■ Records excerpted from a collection
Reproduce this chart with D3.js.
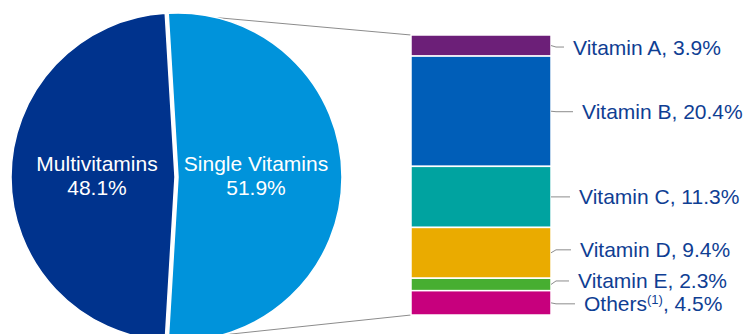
<!DOCTYPE html>
<html>
<head>
<meta charset="utf-8">
<script src="https://cdn.jsdelivr.net/npm/d3@7"></script>
<style>
  body { margin: 0; background: #fff; }
  svg { display: block; font-family: "Liberation Sans", Arial, sans-serif; }
</style>
</head>
<body>
<div id="chart"></div>
<script>
// Pie of pie: supplements split, single vitamins broken down

const pieNames = ["Single Vitamins", "Multivitamins"];
const pieValues = [51.9, 48.1];
const pieColors = ["#0093db", "#00338d"];

const barNames = ["Vitamin A", "Vitamin B", "Vitamin C", "Vitamin D", "Vitamin E", "Others"];
const barValues = [3.9, 20.4, 11.3, 9.4, 2.3, 4.5];
const barColors = ["#6c1f78", "#005eb8", "#00a3a0", "#eaab00", "#47ae31", "#c7007d"];

// small label nudges (layout only)
const labelDx = [573, 582, 579, 580, 578, 584];
const labelDy = [1.5, 0.5, 0, -3, -3.5, 1];

const width = 746, height = 334;
const cx = 175, cy = 177, R = 164;
const barX = 411, barW = 140, barTop = 35, barBottom = 315;

const svg = d3.select('#chart')
  .append('svg')
    .attr('width', width)
    .attr('height', height)
    .attr('viewBox', [0, 0, width, height]);

const total = d3.sum(pieValues);
const start = Math.PI / 2 - Math.PI * pieValues[0] / total;

const pie = d3.pie()
    .sort(null)
    .value(d => d)
    .startAngle(start)
    .endAngle(start + 2 * Math.PI);

const arcs = pie(pieValues);

const arc = d3.arc().innerRadius(0).outerRadius(R);
const labelArc = d3.arc().innerRadius(78).outerRadius(78);

// connector lines from single-vitamin slice to the bar
const single = arcs[0];
const explode = 3;
const p0 = [cx + explode + R * Math.sin(single.startAngle), cy - R * Math.cos(single.startAngle)];
const p1 = [cx + explode + R * Math.sin(single.endAngle), cy - R * Math.cos(single.endAngle)];

const y = d3.scaleLinear()
    .domain([0, d3.sum(barValues)])
    .range([barTop, barBottom]);

svg.append('g')
    .attr('stroke', '#8c8c8c')
    .attr('stroke-width', 1)
  .selectAll('line')
  .data([[p0, [barX, y(0)]], [p1, [barX, y(d3.sum(barValues))]]])
  .join('line')
    .attr('x1', d => d[0][0])
    .attr('y1', d => d[0][1])
    .attr('x2', d => d[1][0])
    .attr('y2', d => d[1][1]);

const pieG = svg.append('g')
    .attr('transform', `translate(${cx},${cy})`);

pieG.selectAll('path')
  .data(arcs)
  .join('path')
    .attr('d', arc)
    .attr('fill', (d, i) => pieColors[i])
    .attr('stroke', '#fff')
    .attr('stroke-width', 1.5)
    .attr('transform', (d, i) => i === 0 ? `translate(${explode},0)` : null);

const pieText = pieG.selectAll('text')
  .data(arcs)
  .join('text')
    .attr('transform', (d, i) => {
      const c = labelArc.centroid(d);
      return `translate(${c[0] + (i === 0 ? explode : 0)},${c[1]})`;
    })
    .attr('text-anchor', 'middle')
    .attr('fill', '#fff')
    .style('font-size', '21px');

pieText.append('tspan')
    .attr('x', 0)
    .attr('y', -6)
    .text((d, i) => pieNames[i]);

pieText.append('tspan')
    .attr('x', 0)
    .attr('y', 18)
    .text((d, i) => pieValues[i].toFixed(1) + '%');

// stacked bar
const cum = d3.cumsum([0].concat(barValues));

svg.append('g')
  .selectAll('rect')
  .data(barValues)
  .join('rect')
    .attr('x', barX)
    .attr('width', barW)
    .attr('y', (d, i) => y(cum[i]))
    .attr('height', (d, i) => y(cum[i + 1]) - y(cum[i]))
    .attr('fill', (d, i) => barColors[i])
    .attr('stroke', '#fff')
    .attr('stroke-width', 1.5);

// labels with leader lines
const labelG = svg.append('g');

barValues.forEach((v, i) => {
  const mid = (y(cum[i]) + y(cum[i + 1])) / 2;
  const ly = mid + labelDy[i];
  const tx = labelDx[i];

  labelG.append('polyline')
      .attr('points', [[barX + barW, mid], [barX + barW + 5, ly], [tx - 9, ly]].join(' '))
      .attr('fill', 'none')
      .attr('stroke', '#8c8c8c')
      .attr('stroke-width', 1);

  const t = labelG.append('text')
      .attr('x', tx)
      .attr('y', ly + 7.5)
      .attr('fill', '#0f3e93')
      .style('font-size', '21px');

  t.append('tspan').text(barNames[i]);
  if (barNames[i] === 'Others') {
    t.append('tspan')
        .attr('dy', -7)
        .style('font-size', '13px')
        .text('(1)');
    t.append('tspan')
        .attr('dy', 7)
        .text(', ' + v.toFixed(1) + '%');
  } else {
    t.append('tspan').text(', ' + v.toFixed(1) + '%');
  }
});
</script>
</body>
</html>
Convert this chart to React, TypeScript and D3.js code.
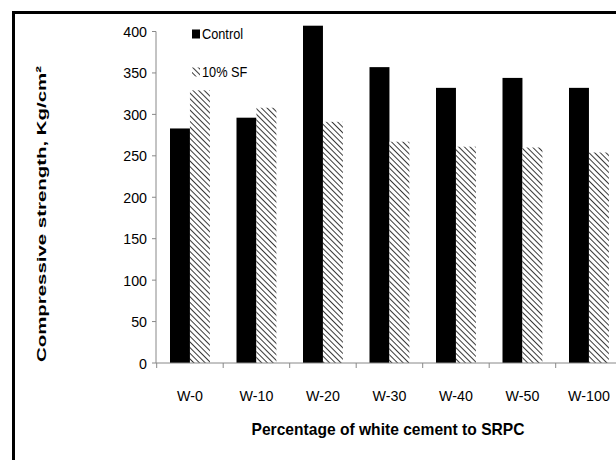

■ Short problem
Quote, please, every line of the material above from its start through the line that has "const barX = 411, barW", reproducing the words exactly and dropping any images.

■ Answer to this exercise
Reproduce this chart with D3.js.
<!DOCTYPE html>
<html>
<head>
<meta charset="utf-8">
<script src="https://cdn.jsdelivr.net/npm/d3@7"></script>
<style>
  body { margin: 0; background: #fff; }
  svg { display: block; font-family: "Liberation Sans", Arial, sans-serif; }
</style>
</head>
<body>
<div id="chart"></div>
<script>
// Pie of pie: supplements split, single vitamins broken down

const pieNames = ["Single Vitamins", "Multivitamins"];
const pieValues = [51.9, 48.1];
const pieColors = ["#0093db", "#00338d"];

const barNames = ["Vitamin A", "Vitamin B", "Vitamin C", "Vitamin D", "Vitamin E", "Others"];
const barValues = [3.9, 20.4, 11.3, 9.4, 2.3, 4.5];
const barColors = ["#6c1f78", "#005eb8", "#00a3a0", "#eaab00", "#47ae31", "#c7007d"];

// small label nudges (layout only)
const labelDx = [573, 582, 579, 580, 578, 584];
const labelDy = [1.5, 0.5, 0, -3, -3.5, 1];

const width = 746, height = 334;
const cx = 175, cy = 177, R = 164;
const barX = 411, barW = 140, barTop = 35, barBottom = 315;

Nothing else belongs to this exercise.